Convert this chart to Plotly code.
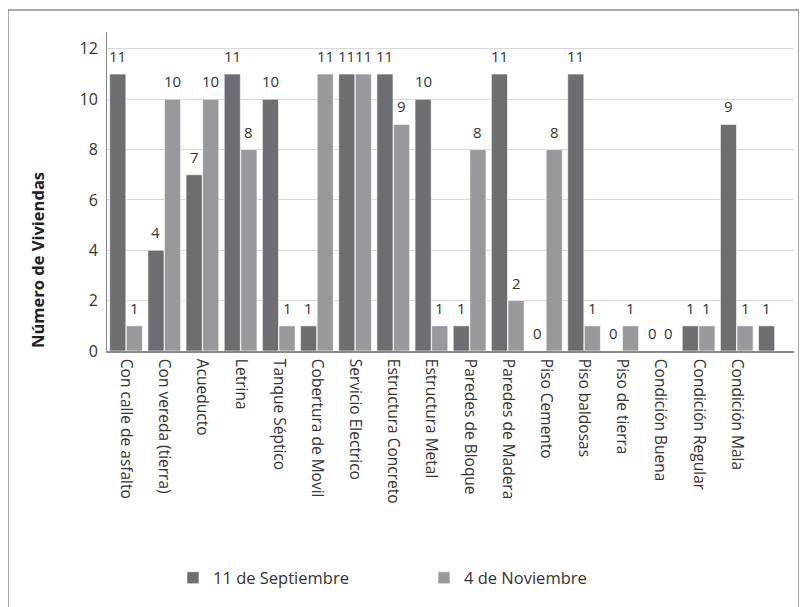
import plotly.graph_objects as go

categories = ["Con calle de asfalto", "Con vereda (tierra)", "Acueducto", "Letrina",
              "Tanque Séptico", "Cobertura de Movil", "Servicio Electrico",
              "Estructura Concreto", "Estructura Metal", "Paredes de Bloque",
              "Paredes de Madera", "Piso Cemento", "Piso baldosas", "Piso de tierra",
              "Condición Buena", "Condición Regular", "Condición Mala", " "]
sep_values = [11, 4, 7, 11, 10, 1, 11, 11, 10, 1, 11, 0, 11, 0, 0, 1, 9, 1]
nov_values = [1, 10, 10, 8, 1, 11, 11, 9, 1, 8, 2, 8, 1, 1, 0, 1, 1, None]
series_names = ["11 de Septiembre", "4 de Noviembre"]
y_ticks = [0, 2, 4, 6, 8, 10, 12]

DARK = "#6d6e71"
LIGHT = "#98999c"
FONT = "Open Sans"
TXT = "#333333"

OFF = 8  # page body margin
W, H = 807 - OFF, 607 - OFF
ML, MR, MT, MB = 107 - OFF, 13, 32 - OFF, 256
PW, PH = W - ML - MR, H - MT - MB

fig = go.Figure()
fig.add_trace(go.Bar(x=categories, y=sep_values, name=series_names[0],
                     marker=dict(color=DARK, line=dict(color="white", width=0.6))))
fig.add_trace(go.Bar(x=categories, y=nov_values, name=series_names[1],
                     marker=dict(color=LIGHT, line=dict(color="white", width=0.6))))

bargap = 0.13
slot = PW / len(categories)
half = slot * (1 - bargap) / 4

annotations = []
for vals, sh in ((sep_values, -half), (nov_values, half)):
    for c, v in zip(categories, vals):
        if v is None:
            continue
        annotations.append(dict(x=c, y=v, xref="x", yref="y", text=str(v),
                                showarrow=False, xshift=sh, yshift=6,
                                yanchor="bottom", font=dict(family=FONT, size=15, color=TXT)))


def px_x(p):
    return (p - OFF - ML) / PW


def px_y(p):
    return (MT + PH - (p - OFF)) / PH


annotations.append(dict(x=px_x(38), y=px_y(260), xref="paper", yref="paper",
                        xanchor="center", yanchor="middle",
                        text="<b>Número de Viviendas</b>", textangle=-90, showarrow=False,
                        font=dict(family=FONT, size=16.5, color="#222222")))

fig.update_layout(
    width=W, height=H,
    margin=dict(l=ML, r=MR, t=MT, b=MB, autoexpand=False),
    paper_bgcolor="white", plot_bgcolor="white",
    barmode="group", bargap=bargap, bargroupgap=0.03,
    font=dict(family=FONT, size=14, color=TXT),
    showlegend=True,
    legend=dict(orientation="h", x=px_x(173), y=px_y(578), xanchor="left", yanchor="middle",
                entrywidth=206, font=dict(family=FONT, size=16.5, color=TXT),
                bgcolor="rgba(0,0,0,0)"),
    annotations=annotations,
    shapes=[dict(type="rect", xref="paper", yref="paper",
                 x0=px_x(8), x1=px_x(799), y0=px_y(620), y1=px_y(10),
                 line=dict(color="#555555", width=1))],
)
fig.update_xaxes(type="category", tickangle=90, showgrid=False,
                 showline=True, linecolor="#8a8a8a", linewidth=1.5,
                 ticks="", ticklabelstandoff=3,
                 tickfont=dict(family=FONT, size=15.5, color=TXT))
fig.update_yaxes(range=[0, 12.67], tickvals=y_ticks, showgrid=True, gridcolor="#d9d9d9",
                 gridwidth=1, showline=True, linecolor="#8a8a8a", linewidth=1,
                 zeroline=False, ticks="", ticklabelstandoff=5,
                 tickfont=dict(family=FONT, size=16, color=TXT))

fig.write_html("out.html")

THE REQUEST: Pictures excluded, repeat exactly the lines from the top of the material through the line with "half = slot * (1 - bargap) / 4", including both of those lines.

OUTPUT OF THE EXERCISE:
Convert this chart to Plotly code.
import plotly.graph_objects as go

categories = ["Con calle de asfalto", "Con vereda (tierra)", "Acueducto", "Letrina",
              "Tanque Séptico", "Cobertura de Movil", "Servicio Electrico",
              "Estructura Concreto", "Estructura Metal", "Paredes de Bloque",
              "Paredes de Madera", "Piso Cemento", "Piso baldosas", "Piso de tierra",
              "Condición Buena", "Condición Regular", "Condición Mala", " "]
sep_values = [11, 4, 7, 11, 10, 1, 11, 11, 10, 1, 11, 0, 11, 0, 0, 1, 9, 1]
nov_values = [1, 10, 10, 8, 1, 11, 11, 9, 1, 8, 2, 8, 1, 1, 0, 1, 1, None]
series_names = ["11 de Septiembre", "4 de Noviembre"]
y_ticks = [0, 2, 4, 6, 8, 10, 12]

DARK = "#6d6e71"
LIGHT = "#98999c"
FONT = "Open Sans"
TXT = "#333333"

OFF = 8  # page body margin
W, H = 807 - OFF, 607 - OFF
ML, MR, MT, MB = 107 - OFF, 13, 32 - OFF, 256
PW, PH = W - ML - MR, H - MT - MB

fig = go.Figure()
fig.add_trace(go.Bar(x=categories, y=sep_values, name=series_names[0],
                     marker=dict(color=DARK, line=dict(color="white", width=0.6))))
fig.add_trace(go.Bar(x=categories, y=nov_values, name=series_names[1],
                     marker=dict(color=LIGHT, line=dict(color="white", width=0.6))))

bargap = 0.13
slot = PW / len(categories)
half = slot * (1 - bargap) / 4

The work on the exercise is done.